Saad Bin Kader :: HTML to PDF Generation

An overview of HTML to PDF Generation in Java

OCTOBER 11, 2014

#WORK

PDFBox: Apache PDFBox is a Java library for working with PDF documents. It allows you to create new PDF documents and extract data from existing documents. This library is fitting for manipulating existing PDF files. See Example

FOP: The Apache FOP uses an XSLT stylesheet to convert the XML (or XHTML) into XSL-FO. Later, the FOP is used to read the XSL-FO document to format it into a PDF document. See Example

PDFClown: PDFClown has similar features like PDFBox. See Documentation

PDFjet: PDFjet provides basic PDF creation features which failed to convert an HTML document into a PDF effectively. See Details

JPod: JPod provides functionality to read and verify the document against the PDF specification. It can create new PDFs and do incremental updates. See Details

Flying Saucer & iText: Flying Saucer uses iText to renders PDFs from HTML. Some favorable features: Strong support for the CSS 2.1 specification that includes extensions for better paged-media support. Good performance. Support for XHTML including forms.
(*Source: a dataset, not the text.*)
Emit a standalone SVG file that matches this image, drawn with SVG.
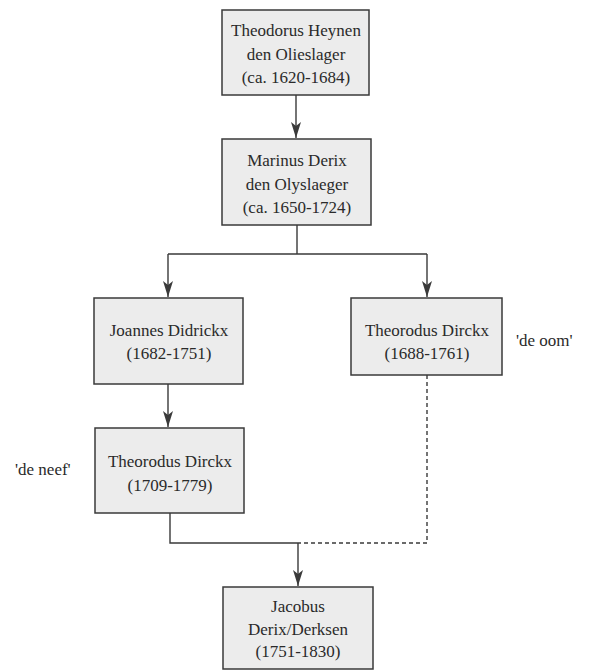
<svg xmlns="http://www.w3.org/2000/svg" width="595" height="670" viewBox="0 0 595 670">
<defs>
<style>
.box{fill:#ececec;stroke:#3a3a3a;stroke-width:1.5}
.t{font-family:"Liberation Serif","Times New Roman",serif;font-size:17px;fill:#2a2a2a;text-anchor:middle}
.l{font-family:"Liberation Serif","Times New Roman",serif;font-size:17px;fill:#2a2a2a}
.c{fill:none;stroke:#3a3a3a;stroke-width:1.4}
.d{fill:none;stroke:#3a3a3a;stroke-width:1.4;stroke-dasharray:4 3}
</style>
</defs>
<g id="connectors">
<path class="c" d="M296,95 V138"/>
<path class="c" d="M297,225 V254 M168,254 H427"/>
<path class="c" d="M168,254 V297"/>
<path class="c" d="M427,254 V297"/>
<path class="c" d="M168,384 V427"/>
<path class="c" d="M170,513 V543 H298"/>
<path class="d" d="M427,375 V543 H298"/>
<path class="c" d="M298,543 V586"/>
<g fill="#3a3a3a">
<path d="M291,122 L296,126 L301,122 L296,138 Z"/>
<path d="M163,281 L168,285 L173,281 L168,297 Z"/>
<path d="M422,281 L427,285 L432,281 L427,297 Z"/>
<path d="M163,411 L168,415 L173,411 L168,427 Z"/>
<path d="M293,570 L298,574 L303,570 L298,586 Z"/>
</g>
</g>
<g id="n1">
<rect class="box" x="222" y="10" width="147" height="85"/>
<text class="t" x="296" y="36">Theodorus Heynen</text>
<text class="t" x="296" y="60">den Olieslager</text>
<text class="t" x="296" y="83">(ca. 1620-1684)</text>
</g>
<g id="n2">
<rect class="box" x="222" y="139" width="149" height="86"/>
<text class="t" x="297" y="166">Marinus Derix</text>
<text class="t" x="297" y="190">den Olyslaeger</text>
<text class="t" x="297" y="213">(ca. 1650-1724)</text>
</g>
<g id="n3">
<rect class="box" x="94" y="298" width="149" height="86"/>
<text class="t" x="169" y="336">Joannes Didrickx</text>
<text class="t" x="169" y="359">(1682-1751)</text>
</g>
<g id="n4">
<rect class="box" x="351" y="298" width="151" height="77"/>
<text class="t" x="427" y="336">Theorodus Dirckx</text>
<text class="t" x="427" y="359">(1688-1761)</text>
</g>
<g id="n5">
<rect class="box" x="95" y="428" width="149" height="85"/>
<text class="t" x="170" y="467">Theorodus Dirckx</text>
<text class="t" x="170" y="491">(1709-1779)</text>
</g>
<g id="n6">
<rect class="box" x="223" y="587" width="150" height="82"/>
<text class="t" x="298" y="612">Jacobus</text>
<text class="t" x="298" y="635">Derix/Derksen</text>
<text class="t" x="298" y="657">(1751-1830)</text>
</g>
<g id="labels">
<text class="l" x="516" y="346">'de oom'</text>
<text class="l" x="15" y="475">'de neef'</text>
</g>
</svg>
PD4ML: PD4ML is similar to Flying Saucer with an added set of taglibs . It provides a richer API as expected from a paid library.

Prince XML: This seemed the most impressive HTML to PDF conversion library according to the promised features by far. However, the need for a dedicated server running the provided jar makes it unconvincing.

Summary: iTextRenderer(Flying Saucer) still seems the best for rendering HTML to PDF documents, considering its popularity and provided support. However, iText and Price XML(paid version) are worthy of consideration.